▸ **Your goal**
Reproduce the lines exactly, beginning with the line that has "Output the component" and ending with the line that has "const AXIS_COLOR = '#868686';". Images are left out.

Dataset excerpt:
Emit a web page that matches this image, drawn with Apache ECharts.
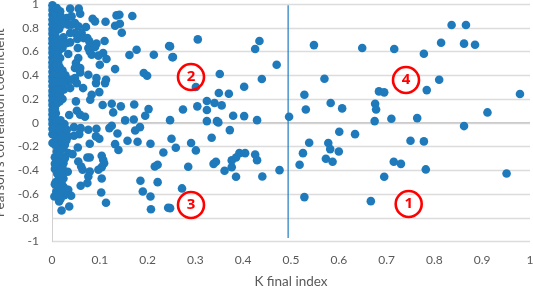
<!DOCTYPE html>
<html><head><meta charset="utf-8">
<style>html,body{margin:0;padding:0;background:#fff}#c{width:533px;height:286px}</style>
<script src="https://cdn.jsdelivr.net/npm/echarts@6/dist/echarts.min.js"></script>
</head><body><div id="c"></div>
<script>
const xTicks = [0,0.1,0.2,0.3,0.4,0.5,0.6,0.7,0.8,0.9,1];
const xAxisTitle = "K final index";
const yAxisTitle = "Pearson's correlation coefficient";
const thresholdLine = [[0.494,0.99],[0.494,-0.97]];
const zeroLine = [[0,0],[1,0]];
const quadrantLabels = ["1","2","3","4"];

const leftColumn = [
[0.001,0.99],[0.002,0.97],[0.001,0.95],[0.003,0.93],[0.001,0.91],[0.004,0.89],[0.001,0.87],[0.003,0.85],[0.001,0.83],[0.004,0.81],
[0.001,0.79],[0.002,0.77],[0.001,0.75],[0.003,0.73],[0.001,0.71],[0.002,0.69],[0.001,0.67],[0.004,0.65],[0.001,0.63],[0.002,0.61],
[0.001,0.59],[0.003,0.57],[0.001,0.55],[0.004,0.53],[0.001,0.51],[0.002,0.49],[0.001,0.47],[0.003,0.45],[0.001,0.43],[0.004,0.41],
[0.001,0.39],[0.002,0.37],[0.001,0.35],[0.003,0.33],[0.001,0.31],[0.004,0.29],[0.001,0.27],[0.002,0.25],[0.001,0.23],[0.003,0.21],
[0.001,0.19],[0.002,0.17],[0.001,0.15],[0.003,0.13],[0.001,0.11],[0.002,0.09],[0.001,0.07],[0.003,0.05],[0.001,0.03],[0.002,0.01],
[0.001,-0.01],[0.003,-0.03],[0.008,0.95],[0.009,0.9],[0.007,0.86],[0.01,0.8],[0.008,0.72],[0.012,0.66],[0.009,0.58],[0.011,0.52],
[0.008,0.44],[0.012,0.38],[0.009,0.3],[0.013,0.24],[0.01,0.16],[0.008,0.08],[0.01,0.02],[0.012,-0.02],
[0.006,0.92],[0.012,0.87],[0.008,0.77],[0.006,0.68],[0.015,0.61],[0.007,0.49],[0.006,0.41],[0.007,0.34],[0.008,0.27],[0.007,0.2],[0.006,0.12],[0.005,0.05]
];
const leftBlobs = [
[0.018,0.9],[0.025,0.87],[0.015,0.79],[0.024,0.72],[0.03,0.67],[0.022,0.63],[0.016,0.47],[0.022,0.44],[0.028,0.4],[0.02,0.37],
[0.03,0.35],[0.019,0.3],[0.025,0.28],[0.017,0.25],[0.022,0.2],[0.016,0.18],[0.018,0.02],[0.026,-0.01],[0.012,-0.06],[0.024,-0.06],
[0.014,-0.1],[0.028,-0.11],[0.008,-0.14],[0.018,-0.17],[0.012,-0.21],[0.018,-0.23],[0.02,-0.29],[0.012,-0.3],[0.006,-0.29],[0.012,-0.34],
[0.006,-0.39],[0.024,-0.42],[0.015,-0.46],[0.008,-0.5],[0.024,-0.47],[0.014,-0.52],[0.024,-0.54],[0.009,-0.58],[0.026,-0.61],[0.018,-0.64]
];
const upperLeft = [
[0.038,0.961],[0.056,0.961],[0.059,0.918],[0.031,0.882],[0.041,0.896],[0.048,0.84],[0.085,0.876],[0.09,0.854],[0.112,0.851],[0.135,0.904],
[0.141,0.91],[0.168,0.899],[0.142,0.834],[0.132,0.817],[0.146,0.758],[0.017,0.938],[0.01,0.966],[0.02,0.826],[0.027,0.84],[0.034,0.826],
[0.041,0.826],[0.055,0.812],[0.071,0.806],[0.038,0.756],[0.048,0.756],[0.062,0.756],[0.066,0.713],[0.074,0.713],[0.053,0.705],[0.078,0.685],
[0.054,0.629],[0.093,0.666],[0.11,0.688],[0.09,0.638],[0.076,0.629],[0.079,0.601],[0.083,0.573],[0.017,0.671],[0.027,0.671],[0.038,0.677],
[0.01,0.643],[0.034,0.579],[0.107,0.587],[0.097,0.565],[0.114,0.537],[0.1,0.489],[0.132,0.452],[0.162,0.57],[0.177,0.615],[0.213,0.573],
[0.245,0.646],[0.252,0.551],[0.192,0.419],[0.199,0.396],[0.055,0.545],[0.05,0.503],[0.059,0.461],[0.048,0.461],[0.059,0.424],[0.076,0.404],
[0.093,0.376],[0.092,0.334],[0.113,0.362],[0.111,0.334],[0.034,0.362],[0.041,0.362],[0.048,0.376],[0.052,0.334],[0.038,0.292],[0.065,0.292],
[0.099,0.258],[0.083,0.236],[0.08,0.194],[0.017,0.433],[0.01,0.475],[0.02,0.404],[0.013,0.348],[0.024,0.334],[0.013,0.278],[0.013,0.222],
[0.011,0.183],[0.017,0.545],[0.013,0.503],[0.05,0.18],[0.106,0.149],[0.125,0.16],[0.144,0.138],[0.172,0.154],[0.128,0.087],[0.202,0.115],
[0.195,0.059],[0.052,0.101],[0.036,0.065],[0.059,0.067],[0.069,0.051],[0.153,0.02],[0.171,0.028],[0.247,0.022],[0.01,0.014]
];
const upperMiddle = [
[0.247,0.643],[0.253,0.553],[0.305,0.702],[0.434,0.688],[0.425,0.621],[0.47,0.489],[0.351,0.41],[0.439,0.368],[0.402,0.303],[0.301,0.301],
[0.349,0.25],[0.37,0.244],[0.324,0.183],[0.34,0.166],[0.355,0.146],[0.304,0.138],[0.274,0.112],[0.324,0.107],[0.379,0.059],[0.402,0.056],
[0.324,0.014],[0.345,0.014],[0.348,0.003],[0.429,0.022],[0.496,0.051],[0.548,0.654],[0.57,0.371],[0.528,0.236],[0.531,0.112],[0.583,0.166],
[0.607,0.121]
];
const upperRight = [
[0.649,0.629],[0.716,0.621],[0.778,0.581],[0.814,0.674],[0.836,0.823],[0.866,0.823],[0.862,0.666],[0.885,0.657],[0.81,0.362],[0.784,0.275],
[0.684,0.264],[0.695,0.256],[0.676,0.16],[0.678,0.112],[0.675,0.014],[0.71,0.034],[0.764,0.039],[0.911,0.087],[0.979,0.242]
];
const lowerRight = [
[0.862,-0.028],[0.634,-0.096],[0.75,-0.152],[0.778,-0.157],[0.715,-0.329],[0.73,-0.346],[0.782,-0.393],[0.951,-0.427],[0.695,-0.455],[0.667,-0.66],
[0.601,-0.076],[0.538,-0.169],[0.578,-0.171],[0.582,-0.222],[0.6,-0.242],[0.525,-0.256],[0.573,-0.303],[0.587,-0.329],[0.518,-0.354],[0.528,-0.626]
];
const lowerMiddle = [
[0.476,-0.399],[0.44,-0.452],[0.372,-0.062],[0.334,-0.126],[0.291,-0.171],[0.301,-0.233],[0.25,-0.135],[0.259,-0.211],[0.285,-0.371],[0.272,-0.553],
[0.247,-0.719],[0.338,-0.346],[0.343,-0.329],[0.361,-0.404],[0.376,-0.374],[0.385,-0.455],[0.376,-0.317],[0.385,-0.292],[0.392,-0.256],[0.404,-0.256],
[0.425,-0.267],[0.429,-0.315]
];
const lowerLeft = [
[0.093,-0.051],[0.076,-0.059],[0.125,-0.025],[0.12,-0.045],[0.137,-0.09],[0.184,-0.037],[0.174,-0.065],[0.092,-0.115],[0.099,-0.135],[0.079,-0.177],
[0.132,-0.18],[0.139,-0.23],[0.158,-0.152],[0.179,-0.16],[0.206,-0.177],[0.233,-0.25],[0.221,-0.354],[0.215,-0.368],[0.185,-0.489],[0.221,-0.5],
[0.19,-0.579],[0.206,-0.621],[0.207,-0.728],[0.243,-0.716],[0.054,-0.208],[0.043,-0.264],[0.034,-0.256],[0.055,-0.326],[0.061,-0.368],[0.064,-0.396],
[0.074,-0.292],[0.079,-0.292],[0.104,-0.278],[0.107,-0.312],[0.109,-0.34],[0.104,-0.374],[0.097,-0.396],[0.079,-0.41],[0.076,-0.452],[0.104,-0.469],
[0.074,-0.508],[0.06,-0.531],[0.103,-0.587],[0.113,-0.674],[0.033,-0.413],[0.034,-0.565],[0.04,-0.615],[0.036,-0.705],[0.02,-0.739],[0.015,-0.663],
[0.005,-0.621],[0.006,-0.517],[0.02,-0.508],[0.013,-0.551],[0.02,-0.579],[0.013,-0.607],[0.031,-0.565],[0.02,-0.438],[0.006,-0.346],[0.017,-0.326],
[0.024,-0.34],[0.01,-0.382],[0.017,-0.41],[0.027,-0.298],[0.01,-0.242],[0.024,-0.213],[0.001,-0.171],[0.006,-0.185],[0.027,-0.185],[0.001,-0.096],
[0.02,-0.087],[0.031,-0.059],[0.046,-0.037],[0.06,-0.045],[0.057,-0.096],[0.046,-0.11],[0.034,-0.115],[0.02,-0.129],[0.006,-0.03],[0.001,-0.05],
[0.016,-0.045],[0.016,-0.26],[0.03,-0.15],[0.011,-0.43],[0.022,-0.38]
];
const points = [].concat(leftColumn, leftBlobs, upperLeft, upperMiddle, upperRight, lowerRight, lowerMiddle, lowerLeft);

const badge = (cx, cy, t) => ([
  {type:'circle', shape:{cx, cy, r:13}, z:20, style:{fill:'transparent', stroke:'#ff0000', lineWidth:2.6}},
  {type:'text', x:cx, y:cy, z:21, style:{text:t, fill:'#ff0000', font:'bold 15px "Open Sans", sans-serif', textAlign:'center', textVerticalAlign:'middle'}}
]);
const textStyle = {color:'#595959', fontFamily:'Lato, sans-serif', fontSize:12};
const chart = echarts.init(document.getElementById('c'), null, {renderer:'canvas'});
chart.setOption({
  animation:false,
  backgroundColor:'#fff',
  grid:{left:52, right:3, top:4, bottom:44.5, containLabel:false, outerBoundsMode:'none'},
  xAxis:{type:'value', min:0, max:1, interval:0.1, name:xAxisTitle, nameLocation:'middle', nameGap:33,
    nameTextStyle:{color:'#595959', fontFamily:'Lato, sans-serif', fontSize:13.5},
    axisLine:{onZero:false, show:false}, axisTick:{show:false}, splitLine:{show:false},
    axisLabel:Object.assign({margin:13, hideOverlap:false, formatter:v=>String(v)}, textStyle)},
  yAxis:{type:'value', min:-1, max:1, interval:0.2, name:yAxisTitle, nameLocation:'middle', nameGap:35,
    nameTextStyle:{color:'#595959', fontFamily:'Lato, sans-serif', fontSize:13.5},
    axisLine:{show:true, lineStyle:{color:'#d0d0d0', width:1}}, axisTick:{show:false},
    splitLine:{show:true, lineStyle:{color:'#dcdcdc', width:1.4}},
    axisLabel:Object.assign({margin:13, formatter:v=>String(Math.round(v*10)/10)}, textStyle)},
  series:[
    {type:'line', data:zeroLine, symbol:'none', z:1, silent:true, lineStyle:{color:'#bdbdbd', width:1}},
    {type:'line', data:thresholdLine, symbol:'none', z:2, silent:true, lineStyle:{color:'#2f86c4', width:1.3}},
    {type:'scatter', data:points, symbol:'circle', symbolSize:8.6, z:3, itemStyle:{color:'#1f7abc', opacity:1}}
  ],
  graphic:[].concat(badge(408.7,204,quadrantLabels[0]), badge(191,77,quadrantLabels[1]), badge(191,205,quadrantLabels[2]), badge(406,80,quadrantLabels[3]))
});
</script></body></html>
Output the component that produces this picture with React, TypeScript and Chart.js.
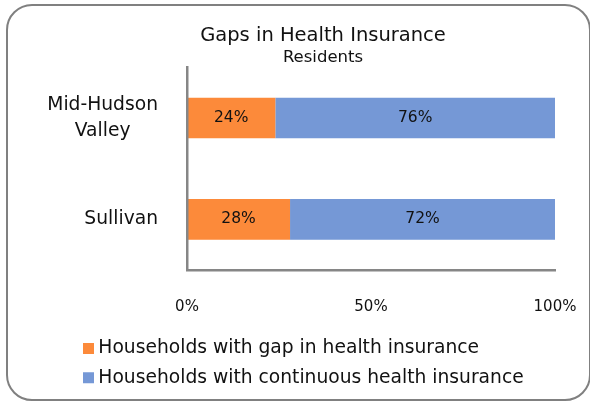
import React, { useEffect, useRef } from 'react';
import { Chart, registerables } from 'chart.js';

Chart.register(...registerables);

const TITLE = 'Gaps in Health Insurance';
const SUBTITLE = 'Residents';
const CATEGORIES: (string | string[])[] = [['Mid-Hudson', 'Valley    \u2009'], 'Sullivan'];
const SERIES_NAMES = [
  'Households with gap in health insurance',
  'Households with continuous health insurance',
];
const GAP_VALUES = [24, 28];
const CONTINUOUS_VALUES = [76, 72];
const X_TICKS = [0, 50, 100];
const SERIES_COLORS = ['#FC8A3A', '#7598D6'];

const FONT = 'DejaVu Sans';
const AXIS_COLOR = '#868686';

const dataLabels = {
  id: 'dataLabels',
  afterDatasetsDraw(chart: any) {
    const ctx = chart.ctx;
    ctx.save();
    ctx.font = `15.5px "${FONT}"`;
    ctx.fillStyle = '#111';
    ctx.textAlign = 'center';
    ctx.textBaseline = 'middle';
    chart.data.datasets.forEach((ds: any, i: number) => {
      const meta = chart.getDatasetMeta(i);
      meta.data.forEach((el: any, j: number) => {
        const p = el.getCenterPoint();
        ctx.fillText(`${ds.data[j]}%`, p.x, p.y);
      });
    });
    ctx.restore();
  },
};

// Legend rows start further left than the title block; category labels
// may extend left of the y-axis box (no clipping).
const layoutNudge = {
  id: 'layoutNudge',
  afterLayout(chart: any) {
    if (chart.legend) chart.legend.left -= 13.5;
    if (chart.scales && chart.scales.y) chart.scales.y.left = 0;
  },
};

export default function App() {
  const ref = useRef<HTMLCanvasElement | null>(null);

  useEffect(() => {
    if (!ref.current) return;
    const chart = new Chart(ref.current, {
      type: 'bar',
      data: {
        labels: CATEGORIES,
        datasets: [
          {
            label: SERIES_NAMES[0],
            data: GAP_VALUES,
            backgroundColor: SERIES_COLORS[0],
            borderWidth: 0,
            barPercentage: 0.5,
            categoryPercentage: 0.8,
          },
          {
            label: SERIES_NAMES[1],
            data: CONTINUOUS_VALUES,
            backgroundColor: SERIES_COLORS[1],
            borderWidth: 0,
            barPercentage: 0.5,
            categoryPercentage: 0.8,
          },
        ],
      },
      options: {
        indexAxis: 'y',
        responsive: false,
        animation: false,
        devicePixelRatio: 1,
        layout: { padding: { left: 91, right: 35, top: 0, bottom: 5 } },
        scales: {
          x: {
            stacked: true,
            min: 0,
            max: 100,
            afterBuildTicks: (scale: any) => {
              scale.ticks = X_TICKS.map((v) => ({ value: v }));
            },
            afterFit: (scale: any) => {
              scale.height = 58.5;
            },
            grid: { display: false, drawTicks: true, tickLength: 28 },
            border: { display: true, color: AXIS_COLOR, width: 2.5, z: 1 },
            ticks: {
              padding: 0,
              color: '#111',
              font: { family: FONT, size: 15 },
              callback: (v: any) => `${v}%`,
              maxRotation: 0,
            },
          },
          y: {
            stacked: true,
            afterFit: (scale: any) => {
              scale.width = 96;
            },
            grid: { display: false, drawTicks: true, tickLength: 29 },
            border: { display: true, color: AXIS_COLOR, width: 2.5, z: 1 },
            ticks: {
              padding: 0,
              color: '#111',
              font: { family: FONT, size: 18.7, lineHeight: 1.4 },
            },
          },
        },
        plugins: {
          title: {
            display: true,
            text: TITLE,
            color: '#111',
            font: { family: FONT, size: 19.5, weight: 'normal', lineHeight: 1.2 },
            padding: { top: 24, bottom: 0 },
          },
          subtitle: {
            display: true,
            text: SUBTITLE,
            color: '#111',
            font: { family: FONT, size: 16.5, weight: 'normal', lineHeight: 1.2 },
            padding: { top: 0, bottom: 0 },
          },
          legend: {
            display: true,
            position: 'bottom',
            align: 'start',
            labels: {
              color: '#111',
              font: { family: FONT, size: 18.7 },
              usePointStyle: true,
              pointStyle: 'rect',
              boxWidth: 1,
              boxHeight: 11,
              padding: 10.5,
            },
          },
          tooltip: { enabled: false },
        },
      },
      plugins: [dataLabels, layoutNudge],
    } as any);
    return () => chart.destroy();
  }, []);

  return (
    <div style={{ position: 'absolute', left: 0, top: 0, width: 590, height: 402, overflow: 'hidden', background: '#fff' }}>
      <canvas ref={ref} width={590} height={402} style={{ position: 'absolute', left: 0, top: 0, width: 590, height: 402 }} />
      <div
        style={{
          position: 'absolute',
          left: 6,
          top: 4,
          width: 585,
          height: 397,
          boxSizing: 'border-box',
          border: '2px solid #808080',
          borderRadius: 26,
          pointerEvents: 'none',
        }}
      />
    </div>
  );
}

▸ **The completed task**
Output the component that produces this picture with React, TypeScript and Chart.js.
import React, { useEffect, useRef } from 'react';
import { Chart, registerables } from 'chart.js';

Chart.register(...registerables);

const TITLE = 'Gaps in Health Insurance';
const SUBTITLE = 'Residents';
const CATEGORIES: (string | string[])[] = [['Mid-Hudson', 'Valley    \u2009'], 'Sullivan'];
const SERIES_NAMES = [
  'Households with gap in health insurance',
  'Households with continuous health insurance',
];
const GAP_VALUES = [24, 28];
const CONTINUOUS_VALUES = [76, 72];
const X_TICKS = [0, 50, 100];
const SERIES_COLORS = ['#FC8A3A', '#7598D6'];

const FONT = 'DejaVu Sans';
const AXIS_COLOR = '#868686';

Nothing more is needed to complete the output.